§ Short task
From the listing below, extract every line in which the word "with" appears.

§ Supplied records
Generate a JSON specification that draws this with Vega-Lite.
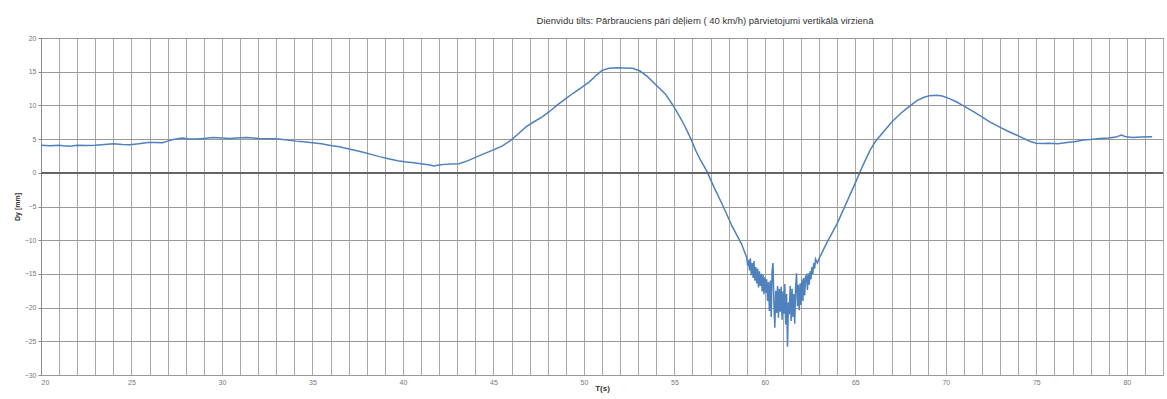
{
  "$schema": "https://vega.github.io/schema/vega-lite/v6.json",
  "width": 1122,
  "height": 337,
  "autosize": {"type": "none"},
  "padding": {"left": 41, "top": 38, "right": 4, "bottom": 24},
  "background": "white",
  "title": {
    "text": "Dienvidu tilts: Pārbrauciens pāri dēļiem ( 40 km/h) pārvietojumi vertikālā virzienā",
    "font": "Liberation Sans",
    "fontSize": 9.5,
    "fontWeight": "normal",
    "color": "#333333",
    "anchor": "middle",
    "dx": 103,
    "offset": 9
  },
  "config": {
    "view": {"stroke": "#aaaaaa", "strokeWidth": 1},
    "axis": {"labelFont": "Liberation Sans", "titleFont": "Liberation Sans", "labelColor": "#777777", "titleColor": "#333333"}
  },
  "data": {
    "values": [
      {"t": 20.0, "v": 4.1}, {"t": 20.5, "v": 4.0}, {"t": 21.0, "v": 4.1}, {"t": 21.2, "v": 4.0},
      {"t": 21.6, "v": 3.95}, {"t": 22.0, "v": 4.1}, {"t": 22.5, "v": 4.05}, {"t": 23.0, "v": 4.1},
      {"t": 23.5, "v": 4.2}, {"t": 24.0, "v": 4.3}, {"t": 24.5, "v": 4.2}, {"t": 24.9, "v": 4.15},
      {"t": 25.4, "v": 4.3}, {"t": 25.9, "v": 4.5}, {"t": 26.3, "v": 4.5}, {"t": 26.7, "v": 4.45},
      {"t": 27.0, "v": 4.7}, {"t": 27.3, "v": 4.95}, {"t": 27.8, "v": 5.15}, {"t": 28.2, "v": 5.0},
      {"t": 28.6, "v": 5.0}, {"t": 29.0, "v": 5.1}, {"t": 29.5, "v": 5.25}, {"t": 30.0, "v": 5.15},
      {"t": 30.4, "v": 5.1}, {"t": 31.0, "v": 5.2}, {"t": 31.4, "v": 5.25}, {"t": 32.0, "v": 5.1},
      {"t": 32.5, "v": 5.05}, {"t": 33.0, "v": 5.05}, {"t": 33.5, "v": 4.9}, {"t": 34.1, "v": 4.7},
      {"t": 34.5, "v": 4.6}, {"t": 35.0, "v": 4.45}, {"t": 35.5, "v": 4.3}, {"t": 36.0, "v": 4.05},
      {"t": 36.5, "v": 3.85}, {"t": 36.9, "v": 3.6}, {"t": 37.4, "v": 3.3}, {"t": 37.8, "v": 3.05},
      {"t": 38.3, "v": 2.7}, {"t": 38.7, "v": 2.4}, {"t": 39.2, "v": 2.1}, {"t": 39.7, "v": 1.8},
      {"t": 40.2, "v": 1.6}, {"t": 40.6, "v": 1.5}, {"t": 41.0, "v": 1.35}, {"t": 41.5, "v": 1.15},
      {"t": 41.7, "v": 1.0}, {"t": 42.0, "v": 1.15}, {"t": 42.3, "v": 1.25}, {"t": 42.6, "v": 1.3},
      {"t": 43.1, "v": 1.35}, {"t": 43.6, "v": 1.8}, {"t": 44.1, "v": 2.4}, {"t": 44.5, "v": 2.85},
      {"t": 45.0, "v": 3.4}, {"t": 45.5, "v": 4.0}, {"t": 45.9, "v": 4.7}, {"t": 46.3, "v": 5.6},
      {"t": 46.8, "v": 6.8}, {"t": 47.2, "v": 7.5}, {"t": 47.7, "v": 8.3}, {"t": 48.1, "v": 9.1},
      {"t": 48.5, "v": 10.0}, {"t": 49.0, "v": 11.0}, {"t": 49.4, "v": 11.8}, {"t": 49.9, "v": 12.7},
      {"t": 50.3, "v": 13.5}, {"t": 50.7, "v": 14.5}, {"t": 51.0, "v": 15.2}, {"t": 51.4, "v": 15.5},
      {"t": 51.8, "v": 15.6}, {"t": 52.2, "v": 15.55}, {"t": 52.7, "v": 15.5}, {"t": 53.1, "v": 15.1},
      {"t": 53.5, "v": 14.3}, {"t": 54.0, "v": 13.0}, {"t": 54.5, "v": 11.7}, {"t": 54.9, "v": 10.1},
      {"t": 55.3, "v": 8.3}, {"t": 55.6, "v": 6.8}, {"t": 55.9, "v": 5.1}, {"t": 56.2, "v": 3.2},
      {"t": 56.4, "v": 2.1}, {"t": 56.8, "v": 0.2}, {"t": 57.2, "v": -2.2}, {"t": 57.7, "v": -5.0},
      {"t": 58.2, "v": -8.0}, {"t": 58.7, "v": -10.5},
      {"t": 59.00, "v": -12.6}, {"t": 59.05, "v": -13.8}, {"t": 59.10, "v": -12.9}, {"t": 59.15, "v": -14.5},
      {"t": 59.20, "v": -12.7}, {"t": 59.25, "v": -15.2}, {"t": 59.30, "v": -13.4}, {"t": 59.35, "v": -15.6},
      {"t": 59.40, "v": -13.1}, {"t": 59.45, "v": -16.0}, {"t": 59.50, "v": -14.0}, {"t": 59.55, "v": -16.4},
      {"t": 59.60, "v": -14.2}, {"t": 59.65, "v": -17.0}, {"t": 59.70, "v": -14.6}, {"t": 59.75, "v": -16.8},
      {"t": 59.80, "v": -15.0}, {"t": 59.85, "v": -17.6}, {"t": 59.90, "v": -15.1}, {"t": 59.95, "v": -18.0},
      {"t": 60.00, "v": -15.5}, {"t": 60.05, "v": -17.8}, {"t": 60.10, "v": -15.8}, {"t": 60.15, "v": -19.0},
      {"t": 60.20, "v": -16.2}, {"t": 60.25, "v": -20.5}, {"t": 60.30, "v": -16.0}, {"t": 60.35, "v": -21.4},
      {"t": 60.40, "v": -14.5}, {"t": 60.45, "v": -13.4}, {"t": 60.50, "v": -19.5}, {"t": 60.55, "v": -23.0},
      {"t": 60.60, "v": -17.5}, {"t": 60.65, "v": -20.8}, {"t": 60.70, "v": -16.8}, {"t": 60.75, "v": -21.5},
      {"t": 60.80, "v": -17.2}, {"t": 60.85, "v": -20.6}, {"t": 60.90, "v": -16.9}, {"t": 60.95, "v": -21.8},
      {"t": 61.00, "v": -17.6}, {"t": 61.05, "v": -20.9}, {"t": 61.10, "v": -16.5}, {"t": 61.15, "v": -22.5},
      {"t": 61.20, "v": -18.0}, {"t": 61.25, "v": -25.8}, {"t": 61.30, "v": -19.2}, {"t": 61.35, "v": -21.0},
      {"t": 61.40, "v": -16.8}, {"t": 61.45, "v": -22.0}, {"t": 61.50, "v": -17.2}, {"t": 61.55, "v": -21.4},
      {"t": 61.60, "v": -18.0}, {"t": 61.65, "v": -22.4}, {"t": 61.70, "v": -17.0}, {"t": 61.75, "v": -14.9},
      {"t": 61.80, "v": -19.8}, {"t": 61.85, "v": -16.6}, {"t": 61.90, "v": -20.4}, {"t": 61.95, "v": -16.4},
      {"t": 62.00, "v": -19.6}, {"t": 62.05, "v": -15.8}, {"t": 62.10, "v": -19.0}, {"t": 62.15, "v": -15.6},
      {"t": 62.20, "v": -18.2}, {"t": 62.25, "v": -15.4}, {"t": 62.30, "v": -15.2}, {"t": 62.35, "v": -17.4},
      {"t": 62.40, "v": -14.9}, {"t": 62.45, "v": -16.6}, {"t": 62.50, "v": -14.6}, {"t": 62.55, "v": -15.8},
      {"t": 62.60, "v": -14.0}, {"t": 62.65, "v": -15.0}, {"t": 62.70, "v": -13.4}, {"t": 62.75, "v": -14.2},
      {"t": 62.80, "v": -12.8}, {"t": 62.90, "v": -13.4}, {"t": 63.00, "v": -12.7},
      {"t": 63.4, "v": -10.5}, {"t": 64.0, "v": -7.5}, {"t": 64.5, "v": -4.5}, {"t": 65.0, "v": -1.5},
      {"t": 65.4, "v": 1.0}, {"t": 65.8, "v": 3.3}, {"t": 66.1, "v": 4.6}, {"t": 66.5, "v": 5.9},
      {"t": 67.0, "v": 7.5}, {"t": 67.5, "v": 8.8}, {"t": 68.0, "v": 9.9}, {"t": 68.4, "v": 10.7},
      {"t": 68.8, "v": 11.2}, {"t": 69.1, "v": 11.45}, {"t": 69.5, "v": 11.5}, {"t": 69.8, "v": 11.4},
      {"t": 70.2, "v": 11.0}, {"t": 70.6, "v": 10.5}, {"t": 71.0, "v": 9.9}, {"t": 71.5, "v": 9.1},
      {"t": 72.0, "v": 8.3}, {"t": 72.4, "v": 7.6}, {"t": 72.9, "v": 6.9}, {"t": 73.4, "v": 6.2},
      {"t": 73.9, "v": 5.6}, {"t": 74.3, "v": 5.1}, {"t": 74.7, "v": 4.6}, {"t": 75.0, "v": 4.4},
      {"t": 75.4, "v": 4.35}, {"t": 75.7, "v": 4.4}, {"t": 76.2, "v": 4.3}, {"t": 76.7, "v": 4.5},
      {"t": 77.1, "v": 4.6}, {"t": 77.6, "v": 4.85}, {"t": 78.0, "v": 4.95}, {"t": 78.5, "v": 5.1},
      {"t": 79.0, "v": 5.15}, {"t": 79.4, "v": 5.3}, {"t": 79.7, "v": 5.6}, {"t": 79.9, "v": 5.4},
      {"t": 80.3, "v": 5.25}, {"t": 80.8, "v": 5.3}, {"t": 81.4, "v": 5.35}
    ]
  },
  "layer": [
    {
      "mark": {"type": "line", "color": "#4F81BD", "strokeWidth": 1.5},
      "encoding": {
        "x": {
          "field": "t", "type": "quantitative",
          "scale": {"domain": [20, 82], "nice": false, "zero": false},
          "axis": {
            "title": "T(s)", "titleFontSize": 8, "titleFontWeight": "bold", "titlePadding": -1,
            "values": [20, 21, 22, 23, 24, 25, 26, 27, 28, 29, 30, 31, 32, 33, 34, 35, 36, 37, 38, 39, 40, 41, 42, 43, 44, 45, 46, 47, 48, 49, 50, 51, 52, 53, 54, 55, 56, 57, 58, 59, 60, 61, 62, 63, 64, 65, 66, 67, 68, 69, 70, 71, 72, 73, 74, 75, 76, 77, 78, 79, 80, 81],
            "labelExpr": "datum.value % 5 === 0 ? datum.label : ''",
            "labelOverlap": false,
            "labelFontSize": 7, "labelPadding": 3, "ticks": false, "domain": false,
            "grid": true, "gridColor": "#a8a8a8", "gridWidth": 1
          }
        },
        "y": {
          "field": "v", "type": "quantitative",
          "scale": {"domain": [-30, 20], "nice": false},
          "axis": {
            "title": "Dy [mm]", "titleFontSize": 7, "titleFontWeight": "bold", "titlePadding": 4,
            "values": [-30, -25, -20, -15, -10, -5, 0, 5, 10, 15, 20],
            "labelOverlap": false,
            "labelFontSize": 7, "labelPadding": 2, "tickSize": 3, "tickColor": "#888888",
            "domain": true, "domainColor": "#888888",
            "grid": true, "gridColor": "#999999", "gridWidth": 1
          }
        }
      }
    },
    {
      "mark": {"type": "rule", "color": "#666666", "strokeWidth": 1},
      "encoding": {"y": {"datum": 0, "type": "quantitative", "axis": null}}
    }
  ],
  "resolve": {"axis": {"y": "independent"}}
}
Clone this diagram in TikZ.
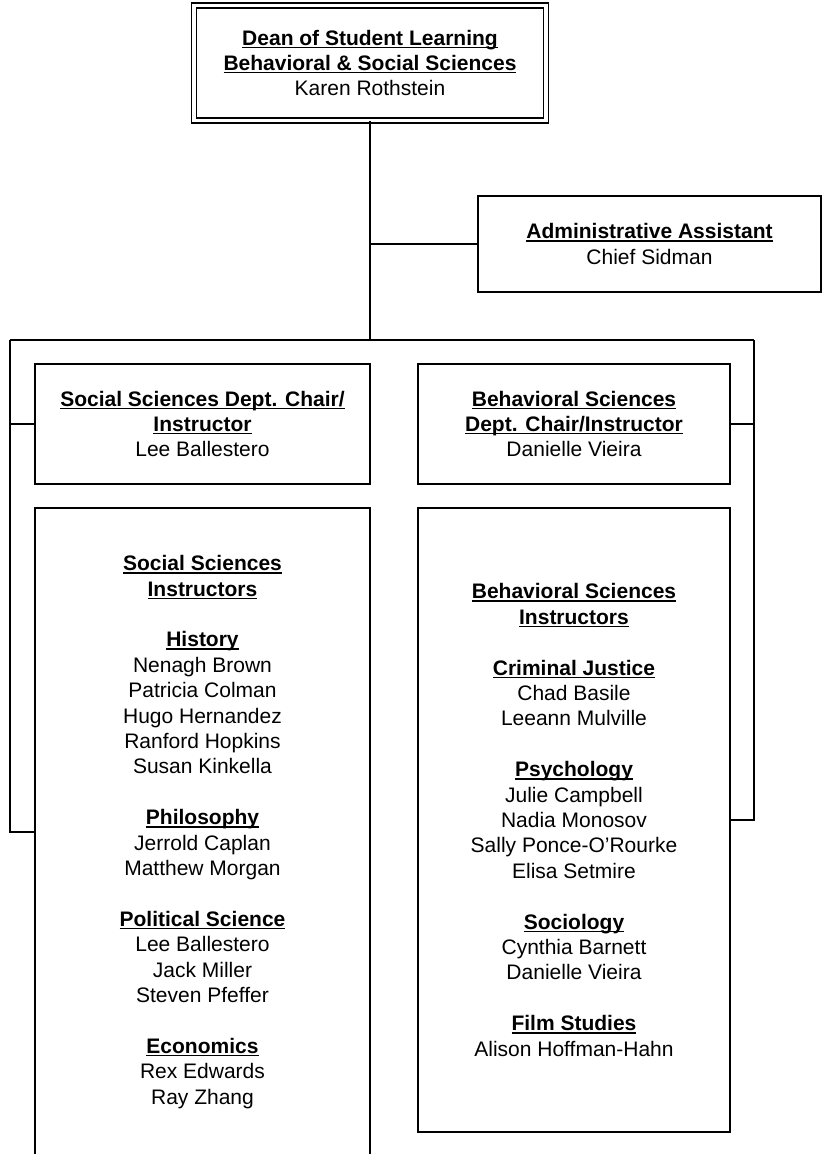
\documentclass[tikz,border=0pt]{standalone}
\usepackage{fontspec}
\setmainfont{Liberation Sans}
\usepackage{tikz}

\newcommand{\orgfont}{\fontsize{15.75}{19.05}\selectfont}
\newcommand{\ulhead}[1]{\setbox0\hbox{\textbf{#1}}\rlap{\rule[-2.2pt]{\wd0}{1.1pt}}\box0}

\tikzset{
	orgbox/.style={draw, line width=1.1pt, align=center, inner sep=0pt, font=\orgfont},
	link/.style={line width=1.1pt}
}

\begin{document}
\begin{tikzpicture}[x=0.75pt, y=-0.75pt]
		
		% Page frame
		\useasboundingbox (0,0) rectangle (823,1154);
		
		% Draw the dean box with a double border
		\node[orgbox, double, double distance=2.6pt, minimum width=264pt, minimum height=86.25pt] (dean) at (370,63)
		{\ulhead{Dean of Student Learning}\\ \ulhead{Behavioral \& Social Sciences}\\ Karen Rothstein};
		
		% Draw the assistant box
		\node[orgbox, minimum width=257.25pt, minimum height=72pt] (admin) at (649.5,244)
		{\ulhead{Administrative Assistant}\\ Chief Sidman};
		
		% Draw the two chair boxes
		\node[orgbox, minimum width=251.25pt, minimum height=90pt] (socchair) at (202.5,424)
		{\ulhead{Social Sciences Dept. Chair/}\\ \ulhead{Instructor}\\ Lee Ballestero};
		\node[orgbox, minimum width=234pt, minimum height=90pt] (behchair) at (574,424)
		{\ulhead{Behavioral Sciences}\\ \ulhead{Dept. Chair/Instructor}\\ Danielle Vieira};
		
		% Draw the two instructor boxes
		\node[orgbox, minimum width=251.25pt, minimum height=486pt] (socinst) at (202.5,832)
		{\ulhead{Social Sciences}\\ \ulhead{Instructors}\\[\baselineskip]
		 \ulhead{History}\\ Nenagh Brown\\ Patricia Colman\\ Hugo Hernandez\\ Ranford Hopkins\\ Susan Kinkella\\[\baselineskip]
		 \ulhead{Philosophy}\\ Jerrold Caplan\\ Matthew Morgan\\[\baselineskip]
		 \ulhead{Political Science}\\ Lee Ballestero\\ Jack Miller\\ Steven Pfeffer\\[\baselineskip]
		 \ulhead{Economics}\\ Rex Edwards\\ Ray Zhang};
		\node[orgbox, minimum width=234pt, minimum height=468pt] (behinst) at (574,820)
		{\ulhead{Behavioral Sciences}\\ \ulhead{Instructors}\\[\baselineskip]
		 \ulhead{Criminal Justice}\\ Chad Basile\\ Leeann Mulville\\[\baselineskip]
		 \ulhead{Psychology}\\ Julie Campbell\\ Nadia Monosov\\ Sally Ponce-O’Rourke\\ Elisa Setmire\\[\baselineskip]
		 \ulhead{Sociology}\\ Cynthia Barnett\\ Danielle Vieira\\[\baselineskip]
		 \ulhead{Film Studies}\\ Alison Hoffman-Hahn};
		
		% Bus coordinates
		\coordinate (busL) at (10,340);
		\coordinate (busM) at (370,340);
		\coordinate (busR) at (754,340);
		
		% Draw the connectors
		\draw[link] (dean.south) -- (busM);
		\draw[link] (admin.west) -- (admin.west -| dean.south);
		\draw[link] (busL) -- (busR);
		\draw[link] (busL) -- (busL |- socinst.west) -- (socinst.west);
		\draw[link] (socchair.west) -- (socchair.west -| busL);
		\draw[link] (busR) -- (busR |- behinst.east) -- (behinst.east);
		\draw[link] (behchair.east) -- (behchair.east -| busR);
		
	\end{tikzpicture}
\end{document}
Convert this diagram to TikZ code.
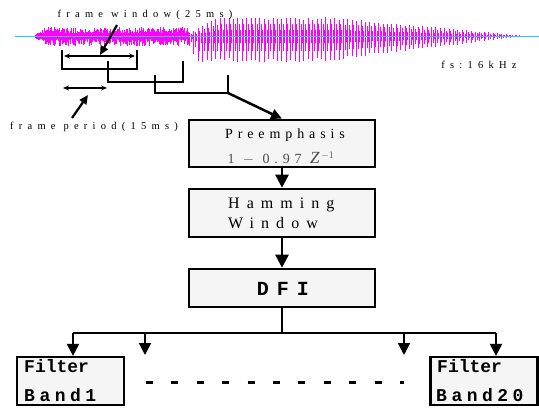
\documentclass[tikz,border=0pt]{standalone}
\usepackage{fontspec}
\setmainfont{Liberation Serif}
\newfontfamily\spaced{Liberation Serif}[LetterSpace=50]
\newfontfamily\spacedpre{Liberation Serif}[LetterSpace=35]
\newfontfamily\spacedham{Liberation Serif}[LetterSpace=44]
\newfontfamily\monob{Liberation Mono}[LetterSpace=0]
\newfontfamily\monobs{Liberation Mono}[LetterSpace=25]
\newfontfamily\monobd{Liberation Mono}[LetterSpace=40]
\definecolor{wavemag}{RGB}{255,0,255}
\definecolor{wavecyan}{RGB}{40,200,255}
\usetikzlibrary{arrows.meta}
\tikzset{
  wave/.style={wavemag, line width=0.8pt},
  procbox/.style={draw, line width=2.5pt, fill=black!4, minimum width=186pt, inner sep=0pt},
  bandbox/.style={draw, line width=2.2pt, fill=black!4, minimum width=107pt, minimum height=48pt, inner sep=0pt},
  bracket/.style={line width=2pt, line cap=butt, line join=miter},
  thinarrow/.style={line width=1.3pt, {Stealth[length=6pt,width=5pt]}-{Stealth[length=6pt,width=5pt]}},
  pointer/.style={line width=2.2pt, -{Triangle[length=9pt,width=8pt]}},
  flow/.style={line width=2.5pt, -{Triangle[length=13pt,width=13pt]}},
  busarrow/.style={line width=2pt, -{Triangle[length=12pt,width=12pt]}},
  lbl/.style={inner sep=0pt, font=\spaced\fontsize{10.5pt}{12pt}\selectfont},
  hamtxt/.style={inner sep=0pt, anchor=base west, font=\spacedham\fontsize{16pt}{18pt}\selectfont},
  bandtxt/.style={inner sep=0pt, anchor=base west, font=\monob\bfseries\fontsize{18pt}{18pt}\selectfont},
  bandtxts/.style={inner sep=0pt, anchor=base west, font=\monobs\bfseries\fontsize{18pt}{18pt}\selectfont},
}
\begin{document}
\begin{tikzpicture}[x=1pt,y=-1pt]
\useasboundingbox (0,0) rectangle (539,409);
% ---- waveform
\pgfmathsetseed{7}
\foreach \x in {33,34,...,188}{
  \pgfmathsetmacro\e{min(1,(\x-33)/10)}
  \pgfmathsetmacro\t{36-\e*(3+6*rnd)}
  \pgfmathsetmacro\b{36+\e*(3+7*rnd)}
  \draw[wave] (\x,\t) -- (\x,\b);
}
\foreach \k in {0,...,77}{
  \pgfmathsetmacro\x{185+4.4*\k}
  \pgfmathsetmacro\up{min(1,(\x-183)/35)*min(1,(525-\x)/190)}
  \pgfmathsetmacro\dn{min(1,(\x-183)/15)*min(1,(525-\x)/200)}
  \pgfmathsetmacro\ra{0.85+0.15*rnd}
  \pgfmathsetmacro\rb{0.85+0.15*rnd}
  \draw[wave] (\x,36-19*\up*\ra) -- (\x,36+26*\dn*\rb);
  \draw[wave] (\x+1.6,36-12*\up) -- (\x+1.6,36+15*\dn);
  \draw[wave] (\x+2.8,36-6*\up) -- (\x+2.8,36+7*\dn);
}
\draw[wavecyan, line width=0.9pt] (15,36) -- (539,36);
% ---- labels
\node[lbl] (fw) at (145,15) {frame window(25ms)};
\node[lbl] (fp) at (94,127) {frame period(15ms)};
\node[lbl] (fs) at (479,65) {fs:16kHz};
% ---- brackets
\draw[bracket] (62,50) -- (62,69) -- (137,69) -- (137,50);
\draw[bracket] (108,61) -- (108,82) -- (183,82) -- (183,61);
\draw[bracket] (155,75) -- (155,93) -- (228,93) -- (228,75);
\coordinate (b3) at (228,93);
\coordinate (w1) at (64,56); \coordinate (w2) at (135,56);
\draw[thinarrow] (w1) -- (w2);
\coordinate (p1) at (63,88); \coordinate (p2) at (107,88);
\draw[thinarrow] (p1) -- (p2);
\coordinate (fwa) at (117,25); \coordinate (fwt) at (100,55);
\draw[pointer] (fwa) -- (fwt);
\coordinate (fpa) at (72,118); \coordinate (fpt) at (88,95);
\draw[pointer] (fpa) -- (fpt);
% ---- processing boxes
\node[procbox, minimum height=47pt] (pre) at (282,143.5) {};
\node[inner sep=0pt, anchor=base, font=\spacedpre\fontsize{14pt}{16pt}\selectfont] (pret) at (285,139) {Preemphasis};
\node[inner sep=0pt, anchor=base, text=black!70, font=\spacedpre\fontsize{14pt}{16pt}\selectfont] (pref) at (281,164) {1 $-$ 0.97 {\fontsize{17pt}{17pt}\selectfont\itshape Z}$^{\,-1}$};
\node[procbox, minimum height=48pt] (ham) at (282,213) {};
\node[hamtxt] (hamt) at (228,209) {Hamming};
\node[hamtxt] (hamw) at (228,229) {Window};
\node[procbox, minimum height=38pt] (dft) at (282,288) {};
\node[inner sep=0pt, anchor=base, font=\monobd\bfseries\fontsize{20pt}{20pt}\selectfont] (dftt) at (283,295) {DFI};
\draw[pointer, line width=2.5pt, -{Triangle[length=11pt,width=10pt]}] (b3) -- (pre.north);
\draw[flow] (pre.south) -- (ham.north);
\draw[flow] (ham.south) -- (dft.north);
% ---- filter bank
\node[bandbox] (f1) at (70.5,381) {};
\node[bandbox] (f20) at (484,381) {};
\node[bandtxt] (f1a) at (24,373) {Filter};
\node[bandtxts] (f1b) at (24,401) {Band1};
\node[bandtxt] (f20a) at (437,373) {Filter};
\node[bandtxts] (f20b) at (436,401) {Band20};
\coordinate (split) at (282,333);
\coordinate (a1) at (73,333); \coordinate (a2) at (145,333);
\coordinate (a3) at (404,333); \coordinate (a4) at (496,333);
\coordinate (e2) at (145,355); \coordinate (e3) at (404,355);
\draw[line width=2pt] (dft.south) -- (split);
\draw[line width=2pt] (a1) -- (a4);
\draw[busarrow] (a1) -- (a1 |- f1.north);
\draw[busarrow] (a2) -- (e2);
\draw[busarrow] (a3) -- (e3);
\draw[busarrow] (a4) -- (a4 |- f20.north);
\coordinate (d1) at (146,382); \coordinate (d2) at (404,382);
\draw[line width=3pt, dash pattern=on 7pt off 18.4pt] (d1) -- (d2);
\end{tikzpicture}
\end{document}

§ Complete answer
Generate a JSON specification that draws this with Vega-Lite.
		% Draw the dean box with a double border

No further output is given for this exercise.